Task objective
Write out each line word for word. Drop pictures.

>> BEGIN Recorded data

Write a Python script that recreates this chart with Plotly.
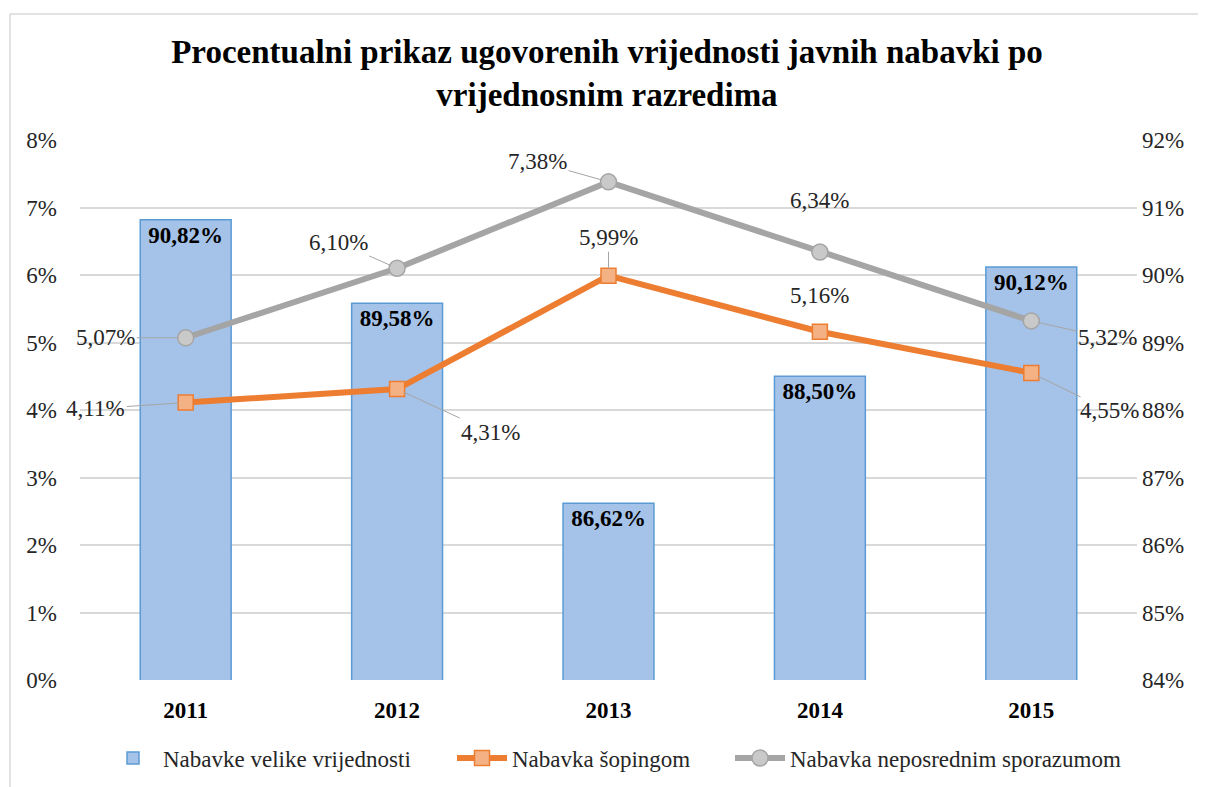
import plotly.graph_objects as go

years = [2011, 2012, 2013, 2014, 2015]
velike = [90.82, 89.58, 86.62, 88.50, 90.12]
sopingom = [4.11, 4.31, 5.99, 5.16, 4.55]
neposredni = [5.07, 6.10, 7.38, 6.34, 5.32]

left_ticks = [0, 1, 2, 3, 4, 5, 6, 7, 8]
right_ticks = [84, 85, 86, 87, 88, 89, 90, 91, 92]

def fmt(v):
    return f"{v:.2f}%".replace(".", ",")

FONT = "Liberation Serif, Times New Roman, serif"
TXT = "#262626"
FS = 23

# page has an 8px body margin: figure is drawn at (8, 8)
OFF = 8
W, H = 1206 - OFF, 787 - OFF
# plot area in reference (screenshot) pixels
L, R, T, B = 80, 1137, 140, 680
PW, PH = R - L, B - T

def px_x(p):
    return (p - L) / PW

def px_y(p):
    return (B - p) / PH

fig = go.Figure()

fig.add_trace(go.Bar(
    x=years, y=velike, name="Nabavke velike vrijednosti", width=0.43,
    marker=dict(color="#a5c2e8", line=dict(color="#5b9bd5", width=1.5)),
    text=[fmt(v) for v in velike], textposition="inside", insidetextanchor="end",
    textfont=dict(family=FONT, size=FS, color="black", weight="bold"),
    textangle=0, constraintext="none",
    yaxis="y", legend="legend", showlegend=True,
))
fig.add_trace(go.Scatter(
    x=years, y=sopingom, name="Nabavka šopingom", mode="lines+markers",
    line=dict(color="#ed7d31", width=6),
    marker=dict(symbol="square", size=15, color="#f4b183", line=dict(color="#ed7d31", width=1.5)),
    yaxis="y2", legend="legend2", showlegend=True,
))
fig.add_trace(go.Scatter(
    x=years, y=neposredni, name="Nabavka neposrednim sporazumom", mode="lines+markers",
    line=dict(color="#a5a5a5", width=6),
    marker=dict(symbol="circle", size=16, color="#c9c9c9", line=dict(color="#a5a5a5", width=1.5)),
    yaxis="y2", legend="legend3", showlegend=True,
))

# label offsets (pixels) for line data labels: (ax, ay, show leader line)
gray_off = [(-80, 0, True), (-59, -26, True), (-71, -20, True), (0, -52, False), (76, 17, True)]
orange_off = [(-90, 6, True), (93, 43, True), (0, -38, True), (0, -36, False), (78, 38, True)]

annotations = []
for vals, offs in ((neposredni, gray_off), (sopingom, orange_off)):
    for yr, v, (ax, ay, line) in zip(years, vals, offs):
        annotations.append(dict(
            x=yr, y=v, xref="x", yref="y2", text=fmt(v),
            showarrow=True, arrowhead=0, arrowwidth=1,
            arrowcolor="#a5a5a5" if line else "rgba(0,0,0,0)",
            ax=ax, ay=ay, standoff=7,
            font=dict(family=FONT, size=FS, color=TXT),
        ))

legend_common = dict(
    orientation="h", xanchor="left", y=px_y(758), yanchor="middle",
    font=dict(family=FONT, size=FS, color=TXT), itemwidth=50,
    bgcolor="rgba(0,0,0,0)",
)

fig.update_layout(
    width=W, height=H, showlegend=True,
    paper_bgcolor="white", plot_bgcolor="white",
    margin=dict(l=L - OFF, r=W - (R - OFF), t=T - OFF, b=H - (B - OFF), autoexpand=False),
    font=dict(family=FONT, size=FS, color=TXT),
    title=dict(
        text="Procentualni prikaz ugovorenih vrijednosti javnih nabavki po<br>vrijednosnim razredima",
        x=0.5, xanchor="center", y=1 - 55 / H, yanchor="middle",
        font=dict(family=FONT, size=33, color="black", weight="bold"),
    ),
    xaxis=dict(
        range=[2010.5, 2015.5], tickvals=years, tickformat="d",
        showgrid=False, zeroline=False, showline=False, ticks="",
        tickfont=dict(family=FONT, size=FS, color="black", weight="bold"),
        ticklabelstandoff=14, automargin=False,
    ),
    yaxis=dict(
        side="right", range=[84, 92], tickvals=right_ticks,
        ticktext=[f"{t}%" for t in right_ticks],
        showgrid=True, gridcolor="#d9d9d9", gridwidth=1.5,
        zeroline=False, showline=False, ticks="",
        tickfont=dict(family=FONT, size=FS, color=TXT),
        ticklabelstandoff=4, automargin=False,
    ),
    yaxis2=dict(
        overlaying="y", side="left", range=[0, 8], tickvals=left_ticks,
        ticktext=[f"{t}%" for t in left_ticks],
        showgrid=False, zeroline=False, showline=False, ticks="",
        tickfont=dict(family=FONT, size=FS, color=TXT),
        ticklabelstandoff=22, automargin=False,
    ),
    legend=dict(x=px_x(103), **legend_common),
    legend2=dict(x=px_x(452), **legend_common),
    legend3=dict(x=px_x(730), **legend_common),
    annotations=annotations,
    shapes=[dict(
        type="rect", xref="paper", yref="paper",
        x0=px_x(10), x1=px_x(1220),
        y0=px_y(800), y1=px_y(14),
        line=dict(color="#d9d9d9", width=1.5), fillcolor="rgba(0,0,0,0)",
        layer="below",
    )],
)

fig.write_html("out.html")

>> END Recorded data

Final result
Write a Python script that recreates this chart with Plotly.
import plotly.graph_objects as go

years = [2011, 2012, 2013, 2014, 2015]
velike = [90.82, 89.58, 86.62, 88.50, 90.12]
sopingom = [4.11, 4.31, 5.99, 5.16, 4.55]
neposredni = [5.07, 6.10, 7.38, 6.34, 5.32]

left_ticks = [0, 1, 2, 3, 4, 5, 6, 7, 8]
right_ticks = [84, 85, 86, 87, 88, 89, 90, 91, 92]

def fmt(v):
    return f"{v:.2f}%".replace(".", ",")

FONT = "Liberation Serif, Times New Roman, serif"
TXT = "#262626"
FS = 23

# page has an 8px body margin: figure is drawn at (8, 8)
OFF = 8
W, H = 1206 - OFF, 787 - OFF
# plot area in reference (screenshot) pixels
L, R, T, B = 80, 1137, 140, 680
PW, PH = R - L, B - T

def px_x(p):
    return (p - L) / PW

def px_y(p):
    return (B - p) / PH

fig = go.Figure()

fig.add_trace(go.Bar(
    x=years, y=velike, name="Nabavke velike vrijednosti", width=0.43,
    marker=dict(color="#a5c2e8", line=dict(color="#5b9bd5", width=1.5)),
    text=[fmt(v) for v in velike], textposition="inside", insidetextanchor="end",
    textfont=dict(family=FONT, size=FS, color="black", weight="bold"),
    textangle=0, constraintext="none",
    yaxis="y", legend="legend", showlegend=True,
))
fig.add_trace(go.Scatter(
    x=years, y=sopingom, name="Nabavka šopingom", mode="lines+markers",
    line=dict(color="#ed7d31", width=6),
    marker=dict(symbol="square", size=15, color="#f4b183", line=dict(color="#ed7d31", width=1.5)),
    yaxis="y2", legend="legend2", showlegend=True,
))
fig.add_trace(go.Scatter(
    x=years, y=neposredni, name="Nabavka neposrednim sporazumom", mode="lines+markers",
    line=dict(color="#a5a5a5", width=6),
    marker=dict(symbol="circle", size=16, color="#c9c9c9", line=dict(color="#a5a5a5", width=1.5)),
    yaxis="y2", legend="legend3", showlegend=True,
))

# label offsets (pixels) for line data labels: (ax, ay, show leader line)
gray_off = [(-80, 0, True), (-59, -26, True), (-71, -20, True), (0, -52, False), (76, 17, True)]
orange_off = [(-90, 6, True), (93, 43, True), (0, -38, True), (0, -36, False), (78, 38, True)]

annotations = []
for vals, offs in ((neposredni, gray_off), (sopingom, orange_off)):
    for yr, v, (ax, ay, line) in zip(years, vals, offs):
        annotations.append(dict(
            x=yr, y=v, xref="x", yref="y2", text=fmt(v),
            showarrow=True, arrowhead=0, arrowwidth=1,
            arrowcolor="#a5a5a5" if line else "rgba(0,0,0,0)",
            ax=ax, ay=ay, standoff=7,
            font=dict(family=FONT, size=FS, color=TXT),
        ))

legend_common = dict(
    orientation="h", xanchor="left", y=px_y(758), yanchor="middle",
    font=dict(family=FONT, size=FS, color=TXT), itemwidth=50,
    bgcolor="rgba(0,0,0,0)",
)

fig.update_layout(
    width=W, height=H, showlegend=True,
    paper_bgcolor="white", plot_bgcolor="white",
    margin=dict(l=L - OFF, r=W - (R - OFF), t=T - OFF, b=H - (B - OFF), autoexpand=False),
    font=dict(family=FONT, size=FS, color=TXT),
    title=dict(
        text="Procentualni prikaz ugovorenih vrijednosti javnih nabavki po<br>vrijednosnim razredima",
        x=0.5, xanchor="center", y=1 - 55 / H, yanchor="middle",
        font=dict(family=FONT, size=33, color="black", weight="bold"),
    ),
    xaxis=dict(
        range=[2010.5, 2015.5], tickvals=years, tickformat="d",
        showgrid=False, zeroline=False, showline=False, ticks="",
        tickfont=dict(family=FONT, size=FS, color="black", weight="bold"),
        ticklabelstandoff=14, automargin=False,
    ),
    yaxis=dict(
        side="right", range=[84, 92], tickvals=right_ticks,
        ticktext=[f"{t}%" for t in right_ticks],
        showgrid=True, gridcolor="#d9d9d9", gridwidth=1.5,
        zeroline=False, showline=False, ticks="",
        tickfont=dict(family=FONT, size=FS, color=TXT),
        ticklabelstandoff=4, automargin=False,
    ),
    yaxis2=dict(
        overlaying="y", side="left", range=[0, 8], tickvals=left_ticks,
        ticktext=[f"{t}%" for t in left_ticks],
        showgrid=False, zeroline=False, showline=False, ticks="",
        tickfont=dict(family=FONT, size=FS, color=TXT),
        ticklabelstandoff=22, automargin=False,
    ),
    legend=dict(x=px_x(103), **legend_common),
    legend2=dict(x=px_x(452), **legend_common),
    legend3=dict(x=px_x(730), **legend_common),
    annotations=annotations,
    shapes=[dict(
        type="rect", xref="paper", yref="paper",
        x0=px_x(10), x1=px_x(1220),
        y0=px_y(800), y1=px_y(14),
        line=dict(color="#d9d9d9", width=1.5), fillcolor="rgba(0,0,0,0)",
        layer="below",
    )],
)

fig.write_html("out.html")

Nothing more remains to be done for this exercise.